Could Tromso, high in Norway’s Arctic Circle, be the cinephile’s dream at this time of year? After all, with just four hours of (twi)light a day, snow inches thick and the only real distractions being the serious coffee at the deli, Northern Lights surveillance (failed) and the dog sled rides care of a 12-pack of huskies (admittedly awesome), there’s little else to do but go to the pictures. Not that this most ‘remote’ of settlements is a depressed backwater. A cultural, economic and social centre for much of the Arctic, it’s a mixed media festival hub whatever the weather, and that goes too for early January when it plays host to the world’s most northerly – and international – film festival (its 13th in 2003). The polar (sic) counterpoint to Finland’s summer ‘Midnight Sun’ jamboree, Tromso is a modest, conducive, and extremely popular gathering of the best in world cinema from the year just gone, coupled with national features, shorts and documentary strands, alongside a fascinating selection of work dealing with ‘the idea of North’. The city of 60,000 has long been a springboard for expeditions heading towards the pole and it looks as much, if not more, to its Arctic neighbours as south to Oslo.

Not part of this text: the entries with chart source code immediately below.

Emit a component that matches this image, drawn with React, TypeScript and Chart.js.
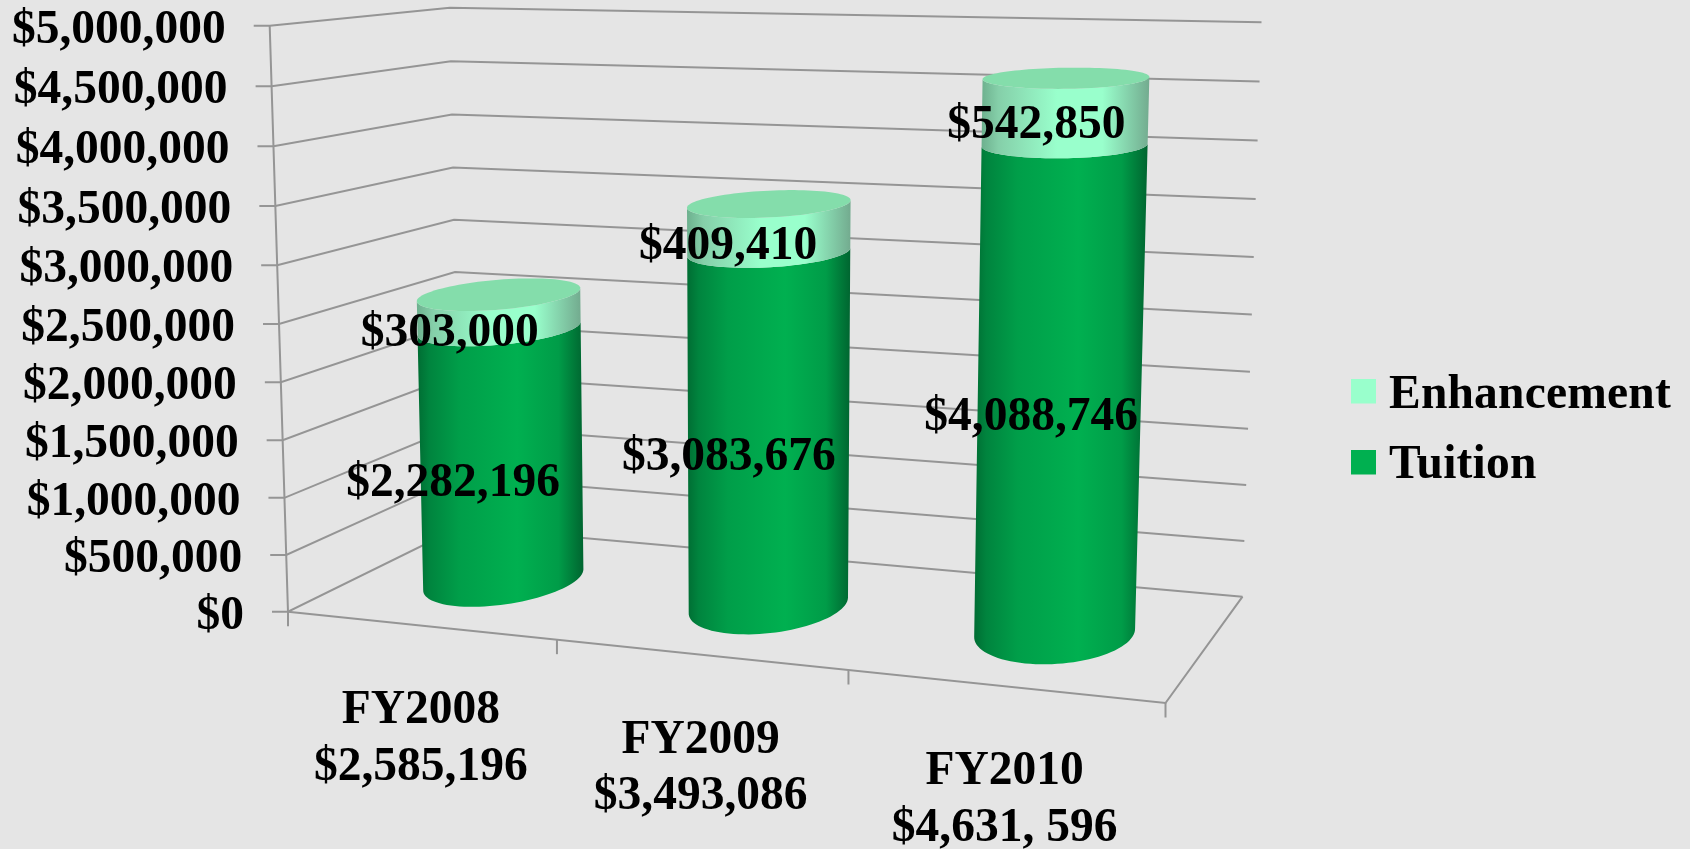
import React, { useEffect, useRef } from "react";
import { Chart, registerables } from "chart.js";

Chart.register(...registerables);

const categories = [
  ["FY2008", "$2,585,196"],
  ["FY2009", "$3,493,086"],
  ["FY2010", "$4,631, 596"],
];
const tuition = [2282196, 3083676, 4088746];
const enhancement = [303000, 409410, 542850];
const tickStep = 500000;
const axisMax = 5000000;

const FONT = '"Liberation Serif", "Times New Roman", serif';
const BG = "#e5e5e5";
const GRID = "#959595";

type P = [number, number];
const floorQuad: P[] = [[288, 611.7], [1165.5, 703], [1242.5, 596.7], [460, 527]];
const ceilQuad: P[] = [[269.7, 25.7], [1183.7, 55], [1261.5, 22.3], [450, 7.7]];
const VANISH: P = [751, 15448];

function homography(q: P[]) {
  const [[x0, y0], [x1, y1], [x2, y2], [x3, y3]] = q;
  const dx1 = x1 - x2, dx2 = x3 - x2, sx = x0 - x1 + x2 - x3;
  const dy1 = y1 - y2, dy2 = y3 - y2, sy = y0 - y1 + y2 - y3;
  const det = dx1 * dy2 - dx2 * dy1;
  const g = (sx * dy2 - dx2 * sy) / det;
  const h = (dx1 * sy - sx * dy1) / det;
  const a = x1 - x0 + g * x1, b = x3 - x0 + h * x3;
  const d = y1 - y0 + g * y1, e = y3 - y0 + h * y3;
  return (u: number, w: number): P => {
    const z = g * u + h * w + 1;
    return [(a * u + b * w + x0) / z, (d * u + e * w + y0) / z];
  };
}
const floorH = homography(floorQuad);
const ceilH = homography(ceilQuad);
const PERSP = -0.035;
function project(u: number, w: number, v: number): P {
  const t = (v * (1 + PERSP)) / (1 + PERSP * v);
  const a = floorH(u, w), b = ceilH(u, w);
  const y = a[1] + (b[1] - a[1]) * t;
  const x = a[0] + ((VANISH[0] - a[0]) * (y - a[1])) / (VANISH[1] - a[1]);
  return [x, y];
}

const DEPTH_C = 0.5;
const DEPTH_R = 0.3;

function frontArc(uc: number, ru: number, v: number): P[] {
  const pts: P[] = [];
  const n = 96;
  for (let i = 0; i < n; i++) {
    const t = (i / n) * Math.PI * 2;
    pts.push(project(uc + ru * Math.cos(t), DEPTH_C + DEPTH_R * Math.sin(t), v));
  }
  let lo = 0, hi = 0;
  pts.forEach((p, i) => {
    if (p[0] < pts[lo][0]) lo = i;
    if (p[0] > pts[hi][0]) hi = i;
  });
  const a: P[] = [], b: P[] = [];
  for (let i = lo; ; i = (i + 1) % n) { a.push(pts[i]); if (i === hi) break; }
  for (let i = lo; ; i = (i - 1 + n) % n) { b.push(pts[i]); if (i === hi) break; }
  const my = (s: P[]) => s.reduce((acc, p) => acc + p[1], 0) / s.length;
  return my(a) > my(b) ? a : b;
}

const tuitionStops: [number, string][] = [
  [0, "#006d33"], [0.07, "#00843e"], [0.25, "#009e49"], [0.6, "#00b050"], [0.85, "#009c48"], [1, "#006530"],
];
const enhStops: [number, string][] = [
  [0, "#6db08e"], [0.1, "#85cfa9"], [0.45, "#99ffcc"], [0.72, "#99ffcc"], [1, "#73ab8f"],
];

const cylinderPlugin = {
  id: "cylinder3d",
  beforeDatasetsDraw(chart: any) {
    const { ctx, scales } = chart;
    const y = scales.y;
    const h = y.getPixelForValue(0) - y.getPixelForValue(axisMax);
    const frac = (val: number) => (y.getPixelForValue(0) - y.getPixelForValue(val)) / h;
    ctx.save();
    ctx.fillStyle = BG;
    ctx.fillRect(0, 0, chart.width, chart.height);
    ctx.strokeStyle = GRID;
    ctx.lineWidth = 2;
    ctx.lineJoin = "miter";
    const line = (pts: P[]) => {
      ctx.beginPath();
      pts.forEach((p, i) => (i ? ctx.lineTo(p[0], p[1]) : ctx.moveTo(p[0], p[1])));
      ctx.stroke();
    };
    ctx.textAlign = "right";
    ctx.textBaseline = "alphabetic";
    ctx.font = `bold 47.5px ${FONT}`;
    y.ticks.forEach((t: any) => {
      const v = frac(t.value);
      const a = project(0, 0, v), b = project(0, 1, v), c = project(1, 1, v);
      line([[a[0] - 16, a[1]], a, b, c]);
      ctx.fillStyle = "#000";
      ctx.fillText(t.label, a[0] - 44, a[1] + 17);
    });
    line([project(0, 0, 0), project(0, 0, 1)]);
    line([project(0, 0, 0), project(1, 0, 0), project(1, 1, 0)]);
    const n = categories.length;
    for (let i = 0; i <= n; i++) {
      const p = project(i / n, 0, 0);
      line([p, [p[0], p[1] + 14.5]]);
    }
    const x = scales.x;
    const area = chart.chartArea;
    ctx.textAlign = "center";
    ctx.fillStyle = "#000";
    categories.forEach((lines, i) => {
      const u = (x.getPixelForValue(i) - area.left) / (area.right - area.left);
      const p = project(u, 0, 0);
      lines.forEach((s, j) => ctx.fillText(s, p[0] + 1, p[1] + 98 + j * 56.5));
    });
    ctx.restore();
  },
  beforeDatasetDraw() {
    return false;
  },
  afterDatasetsDraw(chart: any) {
    const { ctx, scales, chartArea: area } = chart;
    const y = scales.y;
    const h = y.getPixelForValue(0) - y.getPixelForValue(axisMax);
    const W = area.right - area.left;
    const frac = (px: number) => (y.getPixelForValue(0) - px) / h;
    ctx.save();
    const stops = [tuitionStops, enhStops];
    chart.data.datasets.forEach((ds: any, di: number) => {
      const meta = chart.getDatasetMeta(di);
      meta.data.forEach((el: any) => {
        const uc = (el.x - area.left) / W;
        const ru = el.width / 2 / W;
        const v0 = frac(el.base), v1 = frac(el.y);
        const low = frontArc(uc, ru, v0);
        const top = frontArc(uc, ru, v1);
        const xs = [...low, ...top].map((p) => p[0]);
        const g = ctx.createLinearGradient(Math.min(...xs), 0, Math.max(...xs), 0);
        stops[di].forEach(([o, c]) => g.addColorStop(o, c));
        ctx.fillStyle = g;
        ctx.beginPath();
        low.forEach((p, i) => (i ? ctx.lineTo(p[0], p[1]) : ctx.moveTo(p[0], p[1])));
        [...top].reverse().forEach((p) => ctx.lineTo(p[0], p[1]));
        ctx.closePath();
        ctx.fill();
        if (di === chart.data.datasets.length - 1) {
          ctx.fillStyle = "#84ddab";
          ctx.beginPath();
          for (let i = 0; i < 96; i++) {
            const t = (i / 96) * Math.PI * 2;
            const p = project(uc + ru * Math.cos(t), DEPTH_C + DEPTH_R * Math.sin(t), v1);
            i ? ctx.lineTo(p[0], p[1]) : ctx.moveTo(p[0], p[1]);
          }
          ctx.closePath();
          ctx.fill();
        }
      });
    });
    ctx.fillStyle = "#000";
    ctx.textAlign = "center";
    ctx.textBaseline = "alphabetic";
    ctx.font = `bold 47.5px ${FONT}`;
    chart.data.datasets.forEach((ds: any, di: number) => {
      chart.getDatasetMeta(di).data.forEach((el: any, i: number) => {
        const uc = (el.x - area.left) / W;
        const p = project(uc, 0, (frac(el.base) + frac(el.y)) / 2);
        const dx = 39.5 - 19.5 * uc;
        const dy = di === 0 ? 3.6 - 5.5 * uc : 5.5;
        ctx.fillText("$" + ds.data[i].toLocaleString("en-US"), p[0] + dx, p[1] + dy);
      });
    });
    (ctx as any).letterSpacing = "0.2px";
    [...chart.data.datasets].reverse().forEach((ds: any, i: number) => {
      const top = 379 + i * 71;
      ctx.fillStyle = ds.backgroundColor;
      ctx.fillRect(1351, top, 25, 24.5);
      ctx.fillStyle = "#000";
      ctx.textAlign = "left";
      ctx.fillText(ds.label, 1389, top + 29 - i);
    });
    ctx.restore();
  },
};

export default function App() {
  const ref = useRef<HTMLCanvasElement>(null);
  useEffect(() => {
    const chart = new Chart(ref.current!, {
      type: "bar",
      data: {
        labels: categories,
        datasets: [
          { label: "Tuition", data: tuition, backgroundColor: "#00b050" },
          { label: "Enhancement", data: enhancement, backgroundColor: "#99ffcc" },
        ],
      },
      options: {
        animation: false,
        responsive: false,
        layout: { padding: { left: 288, right: 1690 - 1165.5, top: 26, bottom: 849 - 612 } },
        datasets: { bar: { categoryPercentage: 1, barPercentage: 0.505 } },
        plugins: { legend: { display: false }, tooltip: { enabled: false } },
        scales: {
          x: { stacked: true, display: false },
          y: {
            stacked: true,
            display: false,
            min: 0,
            max: axisMax,
            ticks: {
              stepSize: tickStep,
              callback: (v: any) => "$" + Number(v).toLocaleString("en-US"),
            },
          },
        },
      },
      plugins: [cylinderPlugin],
    } as any);
    return () => chart.destroy();
  }, []);
  return (
    <div style={{ position: "fixed", inset: 0, background: BG }}>
      <canvas ref={ref} width={1690} height={849} style={{ display: "block" }} />
    </div>
  );
}
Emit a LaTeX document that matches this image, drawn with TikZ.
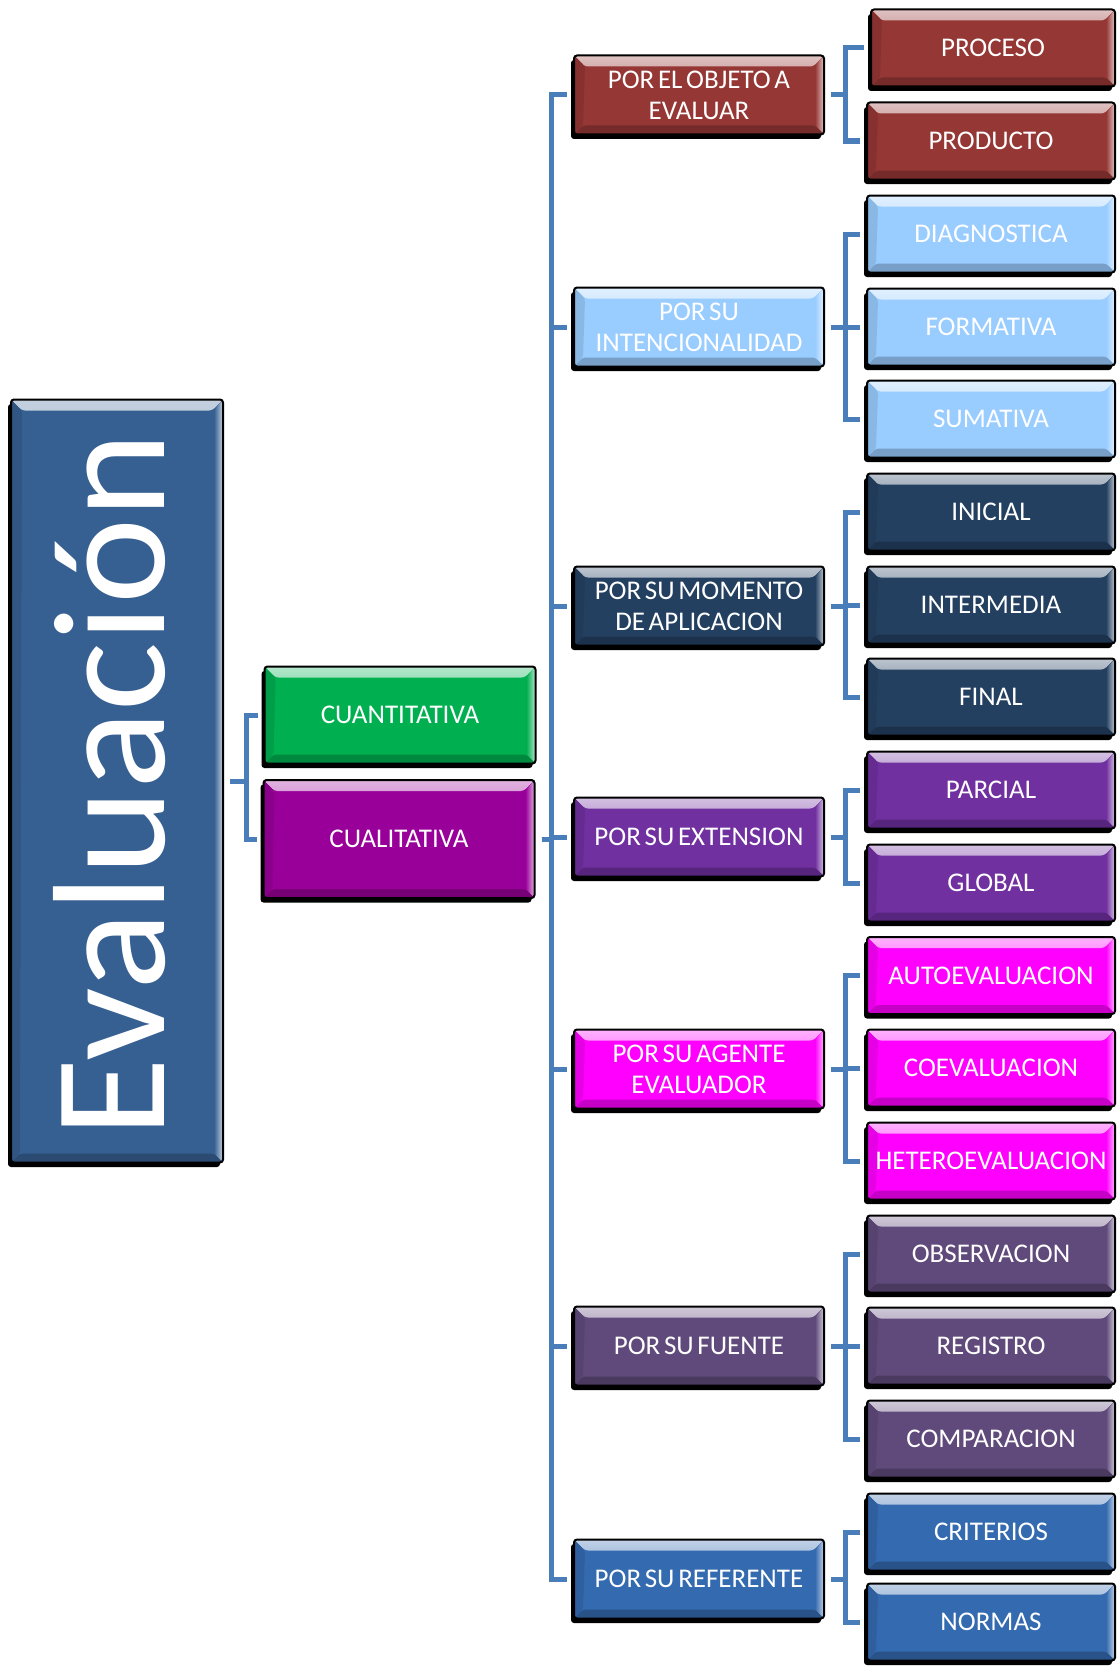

Thus, whether it’s a winner’s exchange with Canada’s Dawson City Film Festival (this year Andrew Connors presented ‘Shipyards Lament’, his poignant documentary on a rapidly changing Yukon), ‘Mothers of Life’, Markku Lehmuskallio and Anastasia Lapsui’s affecting portrait of Siberian nomads or the Icelandic focus, the frozen territories proved filmically very fertile. In the latter realm, Baltasar ‘101 Reykjavik’ Kormakur’s second feature offered ‘Festen’-style family meltdown against the backdrop of community fishing collapse, while Fridrik Thor Fridriksson’s ‘Falcons’ sent Keith Carradine on a smuggling quest across the island; a journey not dissimilar to that made in the director’s earlier ‘Cold Fever’, the film chosen by its (and sometime Jarmusch) producer, Jim Stark, in town for some seminars. His next project is an adaptation of Bukowski’s novel ‘Factotum’, with Norwegian director Bent Hamer, whose delightful ‘Psalms from the Kitchen’, a singular fable of domestic science and gentle subversion, took home the FIPRESCI prize. Meanwhile, top gong the Aurora, guaranteeing national distribution, went to affecting Tadjik drama ‘Angel on the Right’ (out in the UK this year).
Local pride alongside truly international acknowledgement: a blend that seems very important to Tromso and its midwinter feast of filmmaking. They used in these climes to gather round the fire for the telling of tales. Now it’s the flicker of film forms that lure one to the shared hearth of the screen. When it comes to seasonal screenings, the ice most definitely has it.